» Collected data:
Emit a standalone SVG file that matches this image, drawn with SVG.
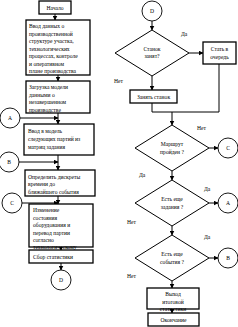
<svg xmlns="http://www.w3.org/2000/svg" width="238" height="327" viewBox="0 0 238 327">
<style>
.b{fill:#fff;stroke:#000;stroke-width:1.3}
.c{fill:#fff;stroke:#000;stroke-width:0.9}
.d{fill:#fff;stroke:#000;stroke-width:1}
.l{fill:none;stroke:#000;stroke-width:1}
text{font-family:"Liberation Serif","Times New Roman",serif;font-size:5.6px;fill:#000}
.m{text-anchor:middle}
</style>
<defs>
<marker id="ar" markerWidth="5" markerHeight="5" refX="4.5" refY="2.5" orient="auto" markerUnits="userSpaceOnUse">
<path d="M0,0 L5,2.5 L0,5 Z" fill="#000"/>
</marker>
</defs>
<g id="connectors">
<path class="l" d="M55,14 V20" marker-end="url(#ar)"/>
<path class="l" d="M58,75 V81" marker-end="url(#ar)"/>
<path class="l" d="M58,113 V124" marker-end="url(#ar)"/>
<path class="l" d="M20,118 H58" marker-end="url(#ar)"/>
<path class="l" d="M58,155 V170" marker-end="url(#ar)"/>
<path class="l" d="M19,162 H58" marker-end="url(#ar)"/>
<path class="l" d="M58,196 V204" marker-end="url(#ar)"/>
<path class="l" d="M22,203 H58" marker-end="url(#ar)"/>
<path class="l" d="M61,247 V250" marker-end="url(#ar)"/>
<path class="l" d="M61,263 V270" marker-end="url(#ar)"/>
<path class="l" d="M152,21 V30" marker-end="url(#ar)"/>
<path class="l" d="M189,53 H203" marker-end="url(#ar)"/>
<path class="l" d="M152,76 V90" marker-end="url(#ar)"/>
<path class="l" d="M152,103 V112 H219 V64"/>
<path class="l" d="M172,112 V125" marker-end="url(#ar)"/>
<path class="l" d="M209,148 H218" marker-end="url(#ar)"/>
<path class="l" d="M172,171 V180" marker-end="url(#ar)"/>
<path class="l" d="M209,203 H218" marker-end="url(#ar)"/>
<path class="l" d="M172,226 V235" marker-end="url(#ar)"/>
<path class="l" d="M209,258 H218" marker-end="url(#ar)"/>
<path class="l" d="M172,281 V288" marker-end="url(#ar)"/>
<path class="l" d="M172,309 V313" marker-end="url(#ar)"/>
</g>
<g id="labels">
<text x="181" y="36">Да</text>
<text x="114" y="83">Нет</text>
<text x="197" y="130">Нет</text>
<text x="139" y="177">Да</text>
<text x="204" y="191">Да</text>
<text x="127" y="224">Нет</text>
<text x="204" y="239">Да</text>
<text x="127" y="278">Нет</text>
</g>
<g id="start"><rect class="b" x="39" y="1" width="32" height="13"/><text class="m" x="55" y="9.7">Начало</text></g>
<g id="input"><rect class="b" x="26" y="20" width="64" height="55"/>
<text x="29" y="28">Ввод данных о</text>
<text x="29" y="35.5">производственной</text>
<text x="29" y="43">структуре участка,</text>
<text x="29" y="50.5">технологических</text>
<text x="29" y="58">процессах, контроле</text>
<text x="29" y="65.5">и оперативном</text>
<text x="29" y="73">плане производства</text></g>
<g id="load"><rect class="b" x="26" y="81" width="64" height="32"/>
<text x="29" y="89">Загрузка модели</text>
<text x="29" y="96.5">данными о</text>
<text x="29" y="104">незавершенном</text>
<text x="29" y="111.5">производстве</text></g>
<g id="next"><rect class="b" x="24" y="124" width="70" height="31"/>
<text x="28" y="133">Ввод в модель</text>
<text x="28" y="141">следующих партий из</text>
<text x="28" y="149">матриц задания</text></g>
<g id="define"><rect class="b" x="25" y="170" width="70" height="26"/>
<text x="28" y="178.5">Определить дискреты</text>
<text x="28" y="186">времени до</text>
<text x="28" y="193.5">ближайшего события</text></g>
<g id="change"><rect class="b" x="29" y="204" width="64" height="43"/>
<text x="33" y="212">Изменение</text>
<text x="33" y="219.5">состояния</text>
<text x="33" y="227">оборудования и</text>
<text x="33" y="234.5">перевод партии</text>
<text x="33" y="242">согласно</text>
<text x="33" y="249">технологическому</text></g>
<g id="stats"><rect class="b" x="29" y="250" width="64" height="13"/><text x="33" y="258.5">Сбор статистики</text></g>
<g id="circA1"><circle class="c" cx="10" cy="118" r="10"/><text class="m" x="10" y="120">A</text></g>
<g id="circB1"><circle class="c" cx="9" cy="162" r="10"/><text class="m" x="9" y="164">B</text></g>
<g id="circC1"><circle class="c" cx="12" cy="203" r="10"/><text class="m" x="12" y="205">C</text></g>
<g id="circD1"><circle class="c" cx="61" cy="280" r="10"/><text class="m" x="61" y="282">D</text></g>
<g id="circD2"><circle class="c" cx="152" cy="11" r="10"/><text class="m" x="152" y="13">D</text></g>
<g id="busy"><polygon class="d" points="152,30 189,53 152,76 115,53"/>
<text class="m" x="152" y="51">Станок</text><text class="m" x="152" y="58">занят?</text></g>
<g id="queue"><rect class="b" x="203" y="42" width="33" height="22"/>
<text class="m" x="219.5" y="51">Стать в</text><text class="m" x="219.5" y="58.5">очередь</text></g>
<g id="occupy"><rect class="b" x="130" y="90" width="47" height="13"/><text class="m" x="153.5" y="98.5">Занять станок</text></g>
<g id="route"><polygon class="d" points="172,125 209,148 172,171 135,148"/>
<text class="m" x="172" y="146">Маршрут</text><text class="m" x="172" y="154">пройден ?</text></g>
<g id="tasks"><polygon class="d" points="172,180 209,203 172,226 135,203"/>
<text class="m" x="172" y="201">Есть еще</text><text class="m" x="172" y="209">задания ?</text></g>
<g id="events"><polygon class="d" points="172,235 209,258 172,281 135,258"/>
<text class="m" x="172" y="256">Есть еще</text><text class="m" x="172" y="264">события ?</text></g>
<g id="circC2"><circle class="c" cx="228" cy="148" r="10"/><text class="m" x="228" y="150">C</text></g>
<g id="circA2"><circle class="c" cx="228" cy="203" r="10"/><text class="m" x="228" y="205">A</text></g>
<g id="circB2"><circle class="c" cx="228" cy="258" r="10"/><text class="m" x="228" y="260">B</text></g>
<g id="output"><rect class="b" x="147" y="288" width="52" height="21"/>
<text class="m" x="173" y="296">Выход</text><text class="m" x="173" y="303.5">итоговой</text><text class="m" x="173" y="311">статистики</text></g>
<g id="end"><rect class="b" x="148" y="313" width="51" height="13"/><text class="m" x="173.5" y="321.5">Окончание</text></g>
</svg>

» Directive:
Return the listing above unchanged, apart from dropping its pictures.

» Response:
Emit a standalone SVG file that matches this image, drawn with SVG.
<svg xmlns="http://www.w3.org/2000/svg" width="238" height="327" viewBox="0 0 238 327">
<style>
.b{fill:#fff;stroke:#000;stroke-width:1.3}
.c{fill:#fff;stroke:#000;stroke-width:0.9}
.d{fill:#fff;stroke:#000;stroke-width:1}
.l{fill:none;stroke:#000;stroke-width:1}
text{font-family:"Liberation Serif","Times New Roman",serif;font-size:5.6px;fill:#000}
.m{text-anchor:middle}
</style>
<defs>
<marker id="ar" markerWidth="5" markerHeight="5" refX="4.5" refY="2.5" orient="auto" markerUnits="userSpaceOnUse">
<path d="M0,0 L5,2.5 L0,5 Z" fill="#000"/>
</marker>
</defs>
<g id="connectors">
<path class="l" d="M55,14 V20" marker-end="url(#ar)"/>
<path class="l" d="M58,75 V81" marker-end="url(#ar)"/>
<path class="l" d="M58,113 V124" marker-end="url(#ar)"/>
<path class="l" d="M20,118 H58" marker-end="url(#ar)"/>
<path class="l" d="M58,155 V170" marker-end="url(#ar)"/>
<path class="l" d="M19,162 H58" marker-end="url(#ar)"/>
<path class="l" d="M58,196 V204" marker-end="url(#ar)"/>
<path class="l" d="M22,203 H58" marker-end="url(#ar)"/>
<path class="l" d="M61,247 V250" marker-end="url(#ar)"/>
<path class="l" d="M61,263 V270" marker-end="url(#ar)"/>
<path class="l" d="M152,21 V30" marker-end="url(#ar)"/>
<path class="l" d="M189,53 H203" marker-end="url(#ar)"/>
<path class="l" d="M152,76 V90" marker-end="url(#ar)"/>
<path class="l" d="M152,103 V112 H219 V64"/>
<path class="l" d="M172,112 V125" marker-end="url(#ar)"/>
<path class="l" d="M209,148 H218" marker-end="url(#ar)"/>
<path class="l" d="M172,171 V180" marker-end="url(#ar)"/>
<path class="l" d="M209,203 H218" marker-end="url(#ar)"/>
<path class="l" d="M172,226 V235" marker-end="url(#ar)"/>
<path class="l" d="M209,258 H218" marker-end="url(#ar)"/>
<path class="l" d="M172,281 V288" marker-end="url(#ar)"/>
<path class="l" d="M172,309 V313" marker-end="url(#ar)"/>
</g>
<g id="labels">
<text x="181" y="36">Да</text>
<text x="114" y="83">Нет</text>
<text x="197" y="130">Нет</text>
<text x="139" y="177">Да</text>
<text x="204" y="191">Да</text>
<text x="127" y="224">Нет</text>
<text x="204" y="239">Да</text>
<text x="127" y="278">Нет</text>
</g>
<g id="start"><rect class="b" x="39" y="1" width="32" height="13"/><text class="m" x="55" y="9.7">Начало</text></g>
<g id="input"><rect class="b" x="26" y="20" width="64" height="55"/>
<text x="29" y="28">Ввод данных о</text>
<text x="29" y="35.5">производственной</text>
<text x="29" y="43">структуре участка,</text>
<text x="29" y="50.5">технологических</text>
<text x="29" y="58">процессах, контроле</text>
<text x="29" y="65.5">и оперативном</text>
<text x="29" y="73">плане производства</text></g>
<g id="load"><rect class="b" x="26" y="81" width="64" height="32"/>
<text x="29" y="89">Загрузка модели</text>
<text x="29" y="96.5">данными о</text>
<text x="29" y="104">незавершенном</text>
<text x="29" y="111.5">производстве</text></g>
<g id="next"><rect class="b" x="24" y="124" width="70" height="31"/>
<text x="28" y="133">Ввод в модель</text>
<text x="28" y="141">следующих партий из</text>
<text x="28" y="149">матриц задания</text></g>
<g id="define"><rect class="b" x="25" y="170" width="70" height="26"/>
<text x="28" y="178.5">Определить дискреты</text>
<text x="28" y="186">времени до</text>
<text x="28" y="193.5">ближайшего события</text></g>
<g id="change"><rect class="b" x="29" y="204" width="64" height="43"/>
<text x="33" y="212">Изменение</text>
<text x="33" y="219.5">состояния</text>
<text x="33" y="227">оборудования и</text>
<text x="33" y="234.5">перевод партии</text>
<text x="33" y="242">согласно</text>
<text x="33" y="249">технологическому</text></g>
<g id="stats"><rect class="b" x="29" y="250" width="64" height="13"/><text x="33" y="258.5">Сбор статистики</text></g>
<g id="circA1"><circle class="c" cx="10" cy="118" r="10"/><text class="m" x="10" y="120">A</text></g>
<g id="circB1"><circle class="c" cx="9" cy="162" r="10"/><text class="m" x="9" y="164">B</text></g>
<g id="circC1"><circle class="c" cx="12" cy="203" r="10"/><text class="m" x="12" y="205">C</text></g>
<g id="circD1"><circle class="c" cx="61" cy="280" r="10"/><text class="m" x="61" y="282">D</text></g>
<g id="circD2"><circle class="c" cx="152" cy="11" r="10"/><text class="m" x="152" y="13">D</text></g>
<g id="busy"><polygon class="d" points="152,30 189,53 152,76 115,53"/>
<text class="m" x="152" y="51">Станок</text><text class="m" x="152" y="58">занят?</text></g>
<g id="queue"><rect class="b" x="203" y="42" width="33" height="22"/>
<text class="m" x="219.5" y="51">Стать в</text><text class="m" x="219.5" y="58.5">очередь</text></g>
<g id="occupy"><rect class="b" x="130" y="90" width="47" height="13"/><text class="m" x="153.5" y="98.5">Занять станок</text></g>
<g id="route"><polygon class="d" points="172,125 209,148 172,171 135,148"/>
<text class="m" x="172" y="146">Маршрут</text><text class="m" x="172" y="154">пройден ?</text></g>
<g id="tasks"><polygon class="d" points="172,180 209,203 172,226 135,203"/>
<text class="m" x="172" y="201">Есть еще</text><text class="m" x="172" y="209">задания ?</text></g>
<g id="events"><polygon class="d" points="172,235 209,258 172,281 135,258"/>
<text class="m" x="172" y="256">Есть еще</text><text class="m" x="172" y="264">события ?</text></g>
<g id="circC2"><circle class="c" cx="228" cy="148" r="10"/><text class="m" x="228" y="150">C</text></g>
<g id="circA2"><circle class="c" cx="228" cy="203" r="10"/><text class="m" x="228" y="205">A</text></g>
<g id="circB2"><circle class="c" cx="228" cy="258" r="10"/><text class="m" x="228" y="260">B</text></g>
<g id="output"><rect class="b" x="147" y="288" width="52" height="21"/>
<text class="m" x="173" y="296">Выход</text><text class="m" x="173" y="303.5">итоговой</text><text class="m" x="173" y="311">статистики</text></g>
<g id="end"><rect class="b" x="148" y="313" width="51" height="13"/><text class="m" x="173.5" y="321.5">Окончание</text></g>
</svg>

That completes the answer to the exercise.